Of course, the Garcia doctrine only comes into play when Congress might otherwise possess the authority to regulate the activity in question. Since 1937, the Supreme Court has rarely struck down a federal statute because it exceeds the scope of the commerce power. In part, this track record reflects judicial deference to Congressional determinations that particular activities in fact have a substantial impact on interstate commerce thereby justifying regulation. Here again, the prospect of such deference demands legislative sensitivity to the sort of federalism concerns that led the founders to place limits on the power of the national government, what John Marshall called "the genius of the whole system."
Kudos to Senator Mark Warner for displaying such sensitivity to federalism concerns in this case and protecting the sovereignty of Virginia against such unjustified intrusion into the state's authority.
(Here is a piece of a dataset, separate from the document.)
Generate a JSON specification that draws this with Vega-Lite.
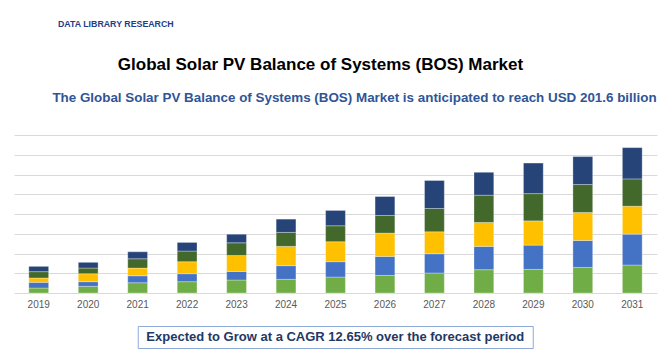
{
  "$schema": "https://vega.github.io/schema/vega-lite/v6.json",
  "background": "white",
  "padding": {"left": 14, "right": 13, "top": 20, "bottom": 2},
  "title": {"text": "DATA LIBRARY RESEARCH", "anchor": "start", "dx": 44, "fontSize": 8.8, "font": "Liberation Sans", "fontWeight": "bold", "color": "#1f3c88", "offset": 26},
  "config": {"view": {"stroke": null}},
  "center": true,
  "spacing": 16,
  "vconcat": [
    {
      "width": 643,
      "height": 20,
      "data": {"values": [{"heading": "Global Solar PV Balance of Systems (BOS) Market"}]},
      "mark": {"type": "text", "font": "Liberation Sans", "fontWeight": "bold", "fontSize": 17, "color": "#000000", "dx": -15},
      "encoding": {"text": {"field": "heading"}}
    },
    {
      "width": 643,
      "height": 158,
      "title": {"text": "The Global Solar PV Balance of Systems (BOS) Market is anticipated to reach USD 201.6 billion", "anchor": "middle", "dx": 19, "dy": 1, "font": "Liberation Sans", "fontSize": 13.4, "fontWeight": "bold", "color": "#2f5597", "offset": 31.5},
      "data": {"values": [
        {"year": "2019", "series": "Segment 1", "value": 6.3}, {"year": "2019", "series": "Segment 2", "value": 7.2}, {"year": "2019", "series": "Segment 3", "value": 5.5}, {"year": "2019", "series": "Segment 4", "value": 8.0}, {"year": "2019", "series": "Segment 5", "value": 6.7},
        {"year": "2020", "series": "Segment 1", "value": 8.4}, {"year": "2020", "series": "Segment 2", "value": 5.9}, {"year": "2020", "series": "Segment 3", "value": 10.1}, {"year": "2020", "series": "Segment 4", "value": 7.2}, {"year": "2020", "series": "Segment 5", "value": 7.2},
        {"year": "2021", "series": "Segment 1", "value": 13.0}, {"year": "2021", "series": "Segment 2", "value": 8.8}, {"year": "2021", "series": "Segment 3", "value": 9.7}, {"year": "2021", "series": "Segment 4", "value": 11.8}, {"year": "2021", "series": "Segment 5", "value": 8.8},
        {"year": "2022", "series": "Segment 1", "value": 14.3}, {"year": "2022", "series": "Segment 2", "value": 10.1}, {"year": "2022", "series": "Segment 3", "value": 15.2}, {"year": "2022", "series": "Segment 4", "value": 13.5}, {"year": "2022", "series": "Segment 5", "value": 10.9},
        {"year": "2023", "series": "Segment 1", "value": 16.4}, {"year": "2023", "series": "Segment 2", "value": 10.9}, {"year": "2023", "series": "Segment 3", "value": 20.2}, {"year": "2023", "series": "Segment 4", "value": 16.0}, {"year": "2023", "series": "Segment 5", "value": 10.9},
        {"year": "2024", "series": "Segment 1", "value": 17.3}, {"year": "2024", "series": "Segment 2", "value": 17.3}, {"year": "2024", "series": "Segment 3", "value": 24.4}, {"year": "2024", "series": "Segment 4", "value": 17.7}, {"year": "2024", "series": "Segment 5", "value": 16.8},
        {"year": "2025", "series": "Segment 1", "value": 20.2}, {"year": "2025", "series": "Segment 2", "value": 19.4}, {"year": "2025", "series": "Segment 3", "value": 25.3}, {"year": "2025", "series": "Segment 4", "value": 20.2}, {"year": "2025", "series": "Segment 5", "value": 19.4},
        {"year": "2026", "series": "Segment 1", "value": 22.3}, {"year": "2026", "series": "Segment 2", "value": 24.0}, {"year": "2026", "series": "Segment 3", "value": 29.5}, {"year": "2026", "series": "Segment 4", "value": 22.3}, {"year": "2026", "series": "Segment 5", "value": 24.0},
        {"year": "2027", "series": "Segment 1", "value": 25.3}, {"year": "2027", "series": "Segment 2", "value": 24.4}, {"year": "2027", "series": "Segment 3", "value": 27.8}, {"year": "2027", "series": "Segment 4", "value": 29.5}, {"year": "2027", "series": "Segment 5", "value": 35.4},
        {"year": "2028", "series": "Segment 1", "value": 29.5}, {"year": "2028", "series": "Segment 2", "value": 29.5}, {"year": "2028", "series": "Segment 3", "value": 30.3}, {"year": "2028", "series": "Segment 4", "value": 34.5}, {"year": "2028", "series": "Segment 5", "value": 29.0},
        {"year": "2029", "series": "Segment 1", "value": 29.9}, {"year": "2029", "series": "Segment 2", "value": 30.7}, {"year": "2029", "series": "Segment 3", "value": 30.7}, {"year": "2029", "series": "Segment 4", "value": 34.5}, {"year": "2029", "series": "Segment 5", "value": 38.7},
        {"year": "2030", "series": "Segment 1", "value": 32.4}, {"year": "2030", "series": "Segment 2", "value": 34.1}, {"year": "2030", "series": "Segment 3", "value": 35.4}, {"year": "2030", "series": "Segment 4", "value": 35.4}, {"year": "2030", "series": "Segment 5", "value": 35.4},
        {"year": "2031", "series": "Segment 1", "value": 35.4}, {"year": "2031", "series": "Segment 2", "value": 39.1}, {"year": "2031", "series": "Segment 3", "value": 35.4}, {"year": "2031", "series": "Segment 4", "value": 34.5}, {"year": "2031", "series": "Segment 5", "value": 39.6}
      ]},
      "mark": {"type": "bar", "stroke": "#ffffff", "strokeWidth": 0.5, "strokeOpacity": 0.6},
      "encoding": {
        "x": {"field": "year", "type": "ordinal", "scale": {"paddingInner": 0.6, "paddingOuter": 0.3},
              "axis": {"title": null, "labelAngle": 0, "domain": false, "ticks": false, "labelColor": "#595959", "labelFontSize": 10, "labelFont": "Liberation Sans", "labelPadding": 6}},
        "y": {"field": "value", "type": "quantitative", "stack": "zero", "scale": {"domain": [0, 200], "nice": false},
              "axis": {"title": null, "labels": false, "ticks": false, "domain": false, "values": [0, 25, 50, 75, 100, 125, 150, 175, 200], "gridColor": "#d9d9d9", "gridWidth": 1}},
        "color": {"field": "series", "type": "nominal", "legend": null,
                  "scale": {"domain": ["Segment 1", "Segment 2", "Segment 3", "Segment 4", "Segment 5"], "range": ["#70ad47", "#4472c4", "#ffc000", "#43682b", "#264478"]}},
        "order": {"field": "series", "sort": "ascending"}
      }
    },
    {
      "width": 395,
      "height": 22,
      "view": {"stroke": "#8eaadb", "strokeWidth": 1},
      "data": {"values": [{"note": "Expected to Grow at a CAGR 12.65% over the forecast period"}]},
      "mark": {"type": "text", "font": "Liberation Sans", "fontWeight": "bold", "fontSize": 13, "color": "#1f3864"},
      "encoding": {"text": {"field": "note"}}
    }
  ]
}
More fundamentally, decisions by the Supreme Court are not the final word on the meaning of the Constitution, as Andrew Jackson, Abraham Lincoln, James Madison, and Ronald Reagan understood. That is, individual citizens and political actors, when acting within the sphere of their authority, are free to take a different view of the Constitution than that taken by the Supreme Court. So, for instance, in his first inaugural address, President Lincoln announced his opposition to the infamous Dred Scott decision. Moreover, both Andrew Jackson and Ronald Reagan vetoed legislation on constitutional grounds despite Supreme Court precedents holding that such legislation was valid. Public officials take an oath to the Constitution and not to the Supreme Court. Perhaps some Senators believed that the proposed bill exceeded the scope of their authority, properly construed.